(THE RECORDS)
◆ ◆ ◆ ◆ ◆ ◆ ◆

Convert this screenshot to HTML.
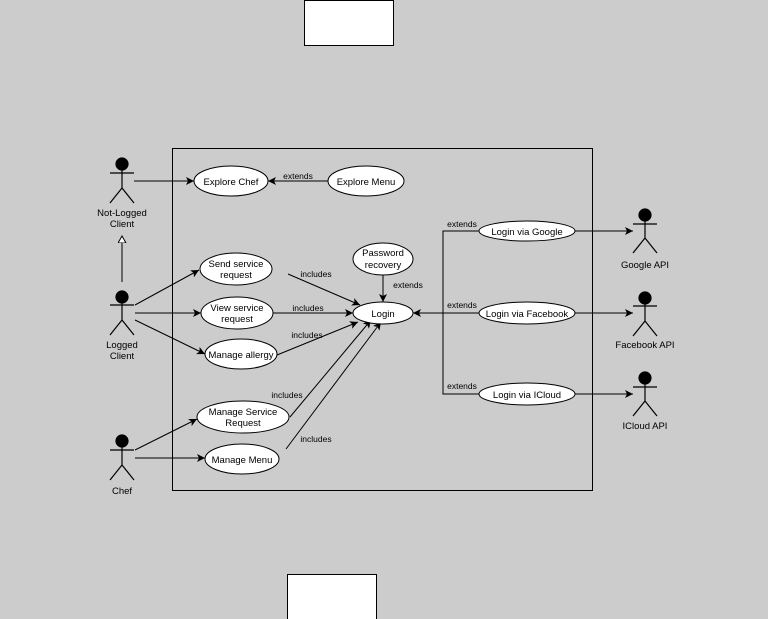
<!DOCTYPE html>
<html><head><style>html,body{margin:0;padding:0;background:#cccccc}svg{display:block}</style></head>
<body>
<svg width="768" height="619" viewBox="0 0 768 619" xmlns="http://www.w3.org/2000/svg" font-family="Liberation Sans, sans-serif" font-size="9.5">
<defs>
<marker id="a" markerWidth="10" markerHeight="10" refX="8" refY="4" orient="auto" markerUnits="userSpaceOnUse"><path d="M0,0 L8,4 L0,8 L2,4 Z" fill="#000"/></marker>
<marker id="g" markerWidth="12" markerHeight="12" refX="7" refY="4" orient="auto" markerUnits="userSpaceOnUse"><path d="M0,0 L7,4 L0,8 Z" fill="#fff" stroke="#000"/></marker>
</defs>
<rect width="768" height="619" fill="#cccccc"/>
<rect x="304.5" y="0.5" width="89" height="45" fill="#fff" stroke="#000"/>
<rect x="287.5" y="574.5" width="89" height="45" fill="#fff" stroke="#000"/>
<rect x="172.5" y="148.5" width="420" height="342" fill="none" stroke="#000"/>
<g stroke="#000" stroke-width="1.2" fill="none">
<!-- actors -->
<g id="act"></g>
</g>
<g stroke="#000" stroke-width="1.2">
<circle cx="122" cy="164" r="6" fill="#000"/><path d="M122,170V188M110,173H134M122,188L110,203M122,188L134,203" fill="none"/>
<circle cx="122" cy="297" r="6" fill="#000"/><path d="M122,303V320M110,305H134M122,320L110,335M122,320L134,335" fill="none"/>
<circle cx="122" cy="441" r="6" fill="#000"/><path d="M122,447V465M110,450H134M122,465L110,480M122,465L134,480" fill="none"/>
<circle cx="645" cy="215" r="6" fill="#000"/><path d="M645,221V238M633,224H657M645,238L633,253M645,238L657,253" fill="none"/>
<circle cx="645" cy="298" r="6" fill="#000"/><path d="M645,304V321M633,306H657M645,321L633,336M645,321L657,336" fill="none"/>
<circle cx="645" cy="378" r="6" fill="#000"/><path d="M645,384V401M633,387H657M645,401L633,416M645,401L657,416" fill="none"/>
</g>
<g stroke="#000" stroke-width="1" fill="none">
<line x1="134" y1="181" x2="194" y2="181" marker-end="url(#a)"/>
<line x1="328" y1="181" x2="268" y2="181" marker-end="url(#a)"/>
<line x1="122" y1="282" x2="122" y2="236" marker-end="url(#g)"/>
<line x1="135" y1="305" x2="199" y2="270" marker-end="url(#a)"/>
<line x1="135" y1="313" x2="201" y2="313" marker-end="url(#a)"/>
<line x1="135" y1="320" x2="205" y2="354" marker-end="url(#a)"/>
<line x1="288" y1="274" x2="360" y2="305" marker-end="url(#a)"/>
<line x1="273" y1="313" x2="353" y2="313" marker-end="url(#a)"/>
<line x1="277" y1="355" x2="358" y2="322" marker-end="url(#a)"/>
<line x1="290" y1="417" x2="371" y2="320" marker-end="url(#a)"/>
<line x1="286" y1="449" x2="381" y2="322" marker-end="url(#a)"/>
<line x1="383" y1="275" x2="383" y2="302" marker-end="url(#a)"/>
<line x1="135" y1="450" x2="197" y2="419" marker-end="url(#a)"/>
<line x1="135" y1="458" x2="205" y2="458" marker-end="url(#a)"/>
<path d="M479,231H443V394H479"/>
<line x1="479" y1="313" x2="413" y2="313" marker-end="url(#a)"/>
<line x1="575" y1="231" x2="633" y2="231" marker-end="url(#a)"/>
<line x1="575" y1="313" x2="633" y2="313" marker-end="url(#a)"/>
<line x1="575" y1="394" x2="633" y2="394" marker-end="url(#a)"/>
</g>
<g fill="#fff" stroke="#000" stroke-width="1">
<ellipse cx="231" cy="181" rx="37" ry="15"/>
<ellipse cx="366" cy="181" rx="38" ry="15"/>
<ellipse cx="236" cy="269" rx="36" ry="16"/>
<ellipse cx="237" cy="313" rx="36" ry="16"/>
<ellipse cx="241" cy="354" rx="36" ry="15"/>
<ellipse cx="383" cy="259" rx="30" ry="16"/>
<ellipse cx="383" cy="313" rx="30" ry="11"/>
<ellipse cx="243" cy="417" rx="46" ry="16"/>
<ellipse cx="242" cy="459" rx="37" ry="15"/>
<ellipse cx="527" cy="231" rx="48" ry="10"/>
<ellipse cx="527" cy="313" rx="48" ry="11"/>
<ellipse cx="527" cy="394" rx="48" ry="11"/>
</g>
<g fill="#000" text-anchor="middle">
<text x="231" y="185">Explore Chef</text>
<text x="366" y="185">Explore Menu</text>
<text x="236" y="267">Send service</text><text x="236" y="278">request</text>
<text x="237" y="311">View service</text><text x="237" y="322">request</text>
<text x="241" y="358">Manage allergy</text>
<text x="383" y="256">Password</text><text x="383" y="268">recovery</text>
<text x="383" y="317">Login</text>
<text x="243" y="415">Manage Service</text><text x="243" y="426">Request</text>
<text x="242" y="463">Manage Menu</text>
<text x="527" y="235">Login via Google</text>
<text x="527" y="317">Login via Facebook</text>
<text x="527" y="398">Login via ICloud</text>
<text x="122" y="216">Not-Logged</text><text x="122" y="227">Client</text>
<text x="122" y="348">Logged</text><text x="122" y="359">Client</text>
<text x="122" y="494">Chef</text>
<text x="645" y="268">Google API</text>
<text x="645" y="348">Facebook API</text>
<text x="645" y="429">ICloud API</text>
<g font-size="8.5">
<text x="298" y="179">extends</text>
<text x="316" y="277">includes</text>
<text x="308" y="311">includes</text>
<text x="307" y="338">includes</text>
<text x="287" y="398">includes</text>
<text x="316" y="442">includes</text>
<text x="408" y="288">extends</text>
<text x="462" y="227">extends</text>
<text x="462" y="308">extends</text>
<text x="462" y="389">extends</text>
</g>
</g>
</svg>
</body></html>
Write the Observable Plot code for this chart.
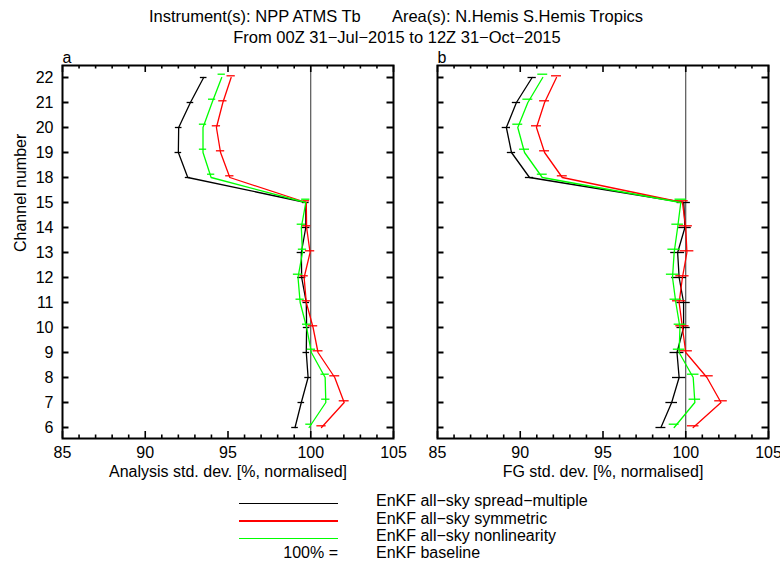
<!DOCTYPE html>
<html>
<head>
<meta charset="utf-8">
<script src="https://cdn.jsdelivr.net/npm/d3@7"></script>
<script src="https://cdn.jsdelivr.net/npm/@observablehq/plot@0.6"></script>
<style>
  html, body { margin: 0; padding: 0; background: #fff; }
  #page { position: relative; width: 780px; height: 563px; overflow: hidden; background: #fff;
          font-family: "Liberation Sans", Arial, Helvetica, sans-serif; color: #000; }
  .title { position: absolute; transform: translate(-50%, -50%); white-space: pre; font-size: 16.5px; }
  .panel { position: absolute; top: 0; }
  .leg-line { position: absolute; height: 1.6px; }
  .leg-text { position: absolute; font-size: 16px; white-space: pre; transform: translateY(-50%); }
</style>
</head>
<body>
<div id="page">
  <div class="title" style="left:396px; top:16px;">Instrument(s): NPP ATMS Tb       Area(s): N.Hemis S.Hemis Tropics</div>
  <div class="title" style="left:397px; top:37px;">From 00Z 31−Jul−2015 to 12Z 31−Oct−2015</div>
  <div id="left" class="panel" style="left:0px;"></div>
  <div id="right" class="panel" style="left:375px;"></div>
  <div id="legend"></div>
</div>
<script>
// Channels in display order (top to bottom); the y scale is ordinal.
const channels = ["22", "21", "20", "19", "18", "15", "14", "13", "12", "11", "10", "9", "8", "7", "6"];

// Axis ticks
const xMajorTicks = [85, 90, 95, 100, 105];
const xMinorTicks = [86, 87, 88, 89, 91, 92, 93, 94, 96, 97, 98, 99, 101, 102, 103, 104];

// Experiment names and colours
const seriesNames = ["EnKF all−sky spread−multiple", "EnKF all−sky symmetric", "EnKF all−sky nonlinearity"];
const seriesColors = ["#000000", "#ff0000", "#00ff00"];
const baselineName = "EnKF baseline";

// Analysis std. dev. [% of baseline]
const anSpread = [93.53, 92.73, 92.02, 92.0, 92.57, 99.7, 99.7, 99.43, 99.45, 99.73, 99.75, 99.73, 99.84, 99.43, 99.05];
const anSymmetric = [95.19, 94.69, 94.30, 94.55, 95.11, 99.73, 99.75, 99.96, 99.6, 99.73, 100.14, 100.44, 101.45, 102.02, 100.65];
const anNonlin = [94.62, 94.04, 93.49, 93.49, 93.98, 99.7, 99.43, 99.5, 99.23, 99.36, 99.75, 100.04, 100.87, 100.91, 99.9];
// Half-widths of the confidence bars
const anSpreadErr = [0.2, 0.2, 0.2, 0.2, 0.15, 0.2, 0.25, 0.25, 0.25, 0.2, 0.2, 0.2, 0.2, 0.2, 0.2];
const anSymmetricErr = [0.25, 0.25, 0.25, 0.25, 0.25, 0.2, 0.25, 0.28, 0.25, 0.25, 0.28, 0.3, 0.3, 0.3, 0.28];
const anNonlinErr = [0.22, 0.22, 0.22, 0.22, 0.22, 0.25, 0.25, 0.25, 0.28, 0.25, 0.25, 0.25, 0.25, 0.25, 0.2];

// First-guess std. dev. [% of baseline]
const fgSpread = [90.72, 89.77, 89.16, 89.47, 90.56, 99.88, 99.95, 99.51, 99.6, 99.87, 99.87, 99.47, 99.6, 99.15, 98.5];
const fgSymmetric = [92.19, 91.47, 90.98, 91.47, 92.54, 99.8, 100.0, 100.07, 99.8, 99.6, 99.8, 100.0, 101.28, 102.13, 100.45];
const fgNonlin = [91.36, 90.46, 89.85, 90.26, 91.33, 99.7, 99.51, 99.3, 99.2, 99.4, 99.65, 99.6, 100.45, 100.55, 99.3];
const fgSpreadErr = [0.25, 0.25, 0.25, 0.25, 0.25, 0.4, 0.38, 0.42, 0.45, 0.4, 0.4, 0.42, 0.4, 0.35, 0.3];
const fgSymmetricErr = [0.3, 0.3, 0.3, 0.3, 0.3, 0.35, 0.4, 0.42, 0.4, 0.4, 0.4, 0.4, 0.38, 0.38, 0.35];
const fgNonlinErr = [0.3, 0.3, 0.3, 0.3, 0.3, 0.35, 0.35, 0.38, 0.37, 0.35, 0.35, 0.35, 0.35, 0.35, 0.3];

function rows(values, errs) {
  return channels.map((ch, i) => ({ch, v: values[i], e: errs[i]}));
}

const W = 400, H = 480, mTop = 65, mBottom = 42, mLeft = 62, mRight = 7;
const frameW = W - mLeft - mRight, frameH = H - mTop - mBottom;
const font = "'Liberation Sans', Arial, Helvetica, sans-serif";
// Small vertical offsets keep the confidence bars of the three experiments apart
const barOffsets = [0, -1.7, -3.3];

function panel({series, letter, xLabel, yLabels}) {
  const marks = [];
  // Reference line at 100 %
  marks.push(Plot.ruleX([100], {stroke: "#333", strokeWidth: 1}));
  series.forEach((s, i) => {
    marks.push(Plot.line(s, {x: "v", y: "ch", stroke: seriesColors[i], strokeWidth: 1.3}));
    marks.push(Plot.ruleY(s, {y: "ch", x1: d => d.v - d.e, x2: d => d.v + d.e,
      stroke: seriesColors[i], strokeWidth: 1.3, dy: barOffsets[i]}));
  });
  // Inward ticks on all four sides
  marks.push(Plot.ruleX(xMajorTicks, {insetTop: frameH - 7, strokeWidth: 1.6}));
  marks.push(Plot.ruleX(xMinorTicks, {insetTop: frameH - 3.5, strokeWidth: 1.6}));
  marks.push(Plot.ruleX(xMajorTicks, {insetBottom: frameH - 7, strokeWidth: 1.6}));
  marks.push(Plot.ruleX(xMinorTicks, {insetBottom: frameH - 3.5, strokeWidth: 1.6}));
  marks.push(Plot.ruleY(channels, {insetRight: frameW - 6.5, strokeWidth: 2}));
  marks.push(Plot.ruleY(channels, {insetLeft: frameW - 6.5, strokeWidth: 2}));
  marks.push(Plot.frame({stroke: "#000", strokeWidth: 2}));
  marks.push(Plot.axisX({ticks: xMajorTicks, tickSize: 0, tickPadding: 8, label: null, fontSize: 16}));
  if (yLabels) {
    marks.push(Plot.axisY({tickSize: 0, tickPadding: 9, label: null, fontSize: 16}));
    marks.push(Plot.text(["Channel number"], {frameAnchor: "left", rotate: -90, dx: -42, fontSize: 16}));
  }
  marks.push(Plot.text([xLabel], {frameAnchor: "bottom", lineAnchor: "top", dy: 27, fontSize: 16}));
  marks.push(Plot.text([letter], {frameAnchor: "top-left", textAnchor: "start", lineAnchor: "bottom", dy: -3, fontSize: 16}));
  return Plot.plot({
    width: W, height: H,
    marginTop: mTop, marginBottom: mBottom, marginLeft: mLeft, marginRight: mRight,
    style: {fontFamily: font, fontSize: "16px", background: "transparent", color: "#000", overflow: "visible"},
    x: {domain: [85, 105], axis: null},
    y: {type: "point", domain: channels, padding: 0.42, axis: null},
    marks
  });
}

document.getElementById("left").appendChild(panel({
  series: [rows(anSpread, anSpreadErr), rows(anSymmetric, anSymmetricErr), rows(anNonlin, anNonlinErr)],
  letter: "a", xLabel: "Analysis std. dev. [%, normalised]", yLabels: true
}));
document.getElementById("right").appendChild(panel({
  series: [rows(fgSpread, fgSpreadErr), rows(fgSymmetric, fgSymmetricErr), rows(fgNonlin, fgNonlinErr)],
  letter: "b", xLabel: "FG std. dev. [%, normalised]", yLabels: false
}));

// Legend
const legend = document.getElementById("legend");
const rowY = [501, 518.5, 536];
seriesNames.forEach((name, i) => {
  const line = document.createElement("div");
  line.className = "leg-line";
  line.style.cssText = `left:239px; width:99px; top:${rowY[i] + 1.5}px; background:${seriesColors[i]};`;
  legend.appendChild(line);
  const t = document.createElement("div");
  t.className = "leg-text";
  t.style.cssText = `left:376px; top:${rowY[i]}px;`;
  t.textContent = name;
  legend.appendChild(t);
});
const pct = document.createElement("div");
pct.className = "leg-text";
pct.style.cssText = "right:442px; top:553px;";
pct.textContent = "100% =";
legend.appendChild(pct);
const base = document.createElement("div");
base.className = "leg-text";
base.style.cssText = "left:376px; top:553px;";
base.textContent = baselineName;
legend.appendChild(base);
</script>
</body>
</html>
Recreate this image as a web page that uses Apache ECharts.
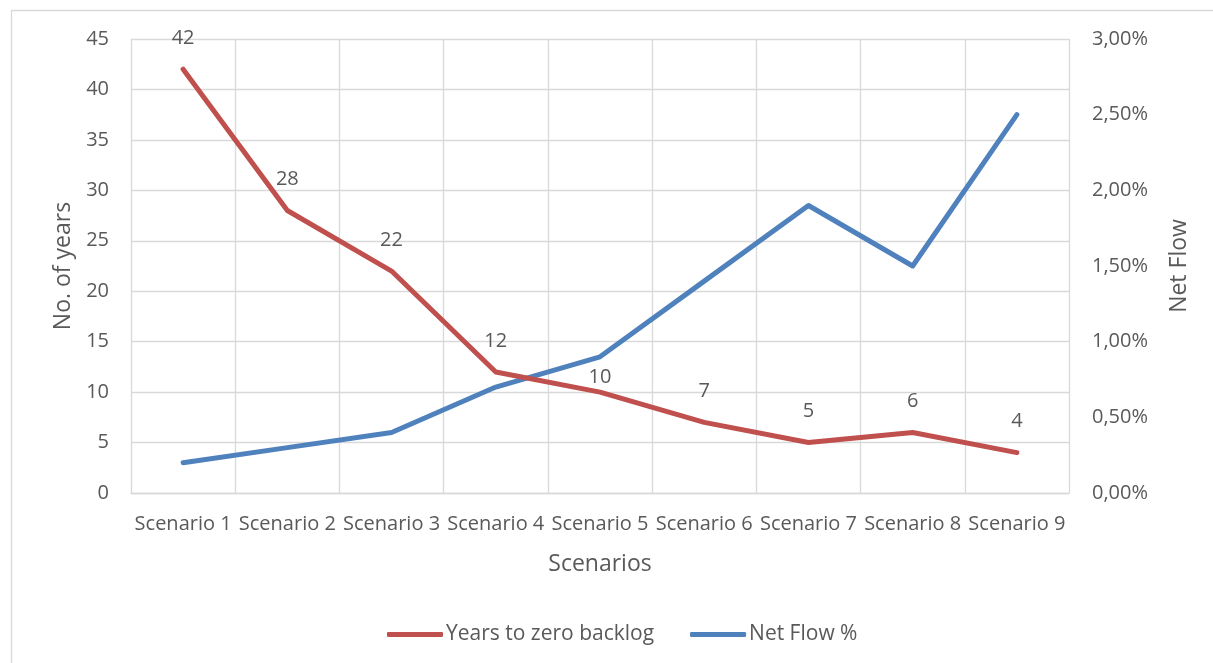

◆ ◆ ◆ ◆ ◆ ◆ ◆

(EXERCISE) Look through the entries and return every line where "page" appears.

(RESULT)
  #page { position: relative; width: 780px; height: 563px; overflow: hidden; background: #fff;
<div id="page">
Recreate this image as a web page that uses Apache ECharts.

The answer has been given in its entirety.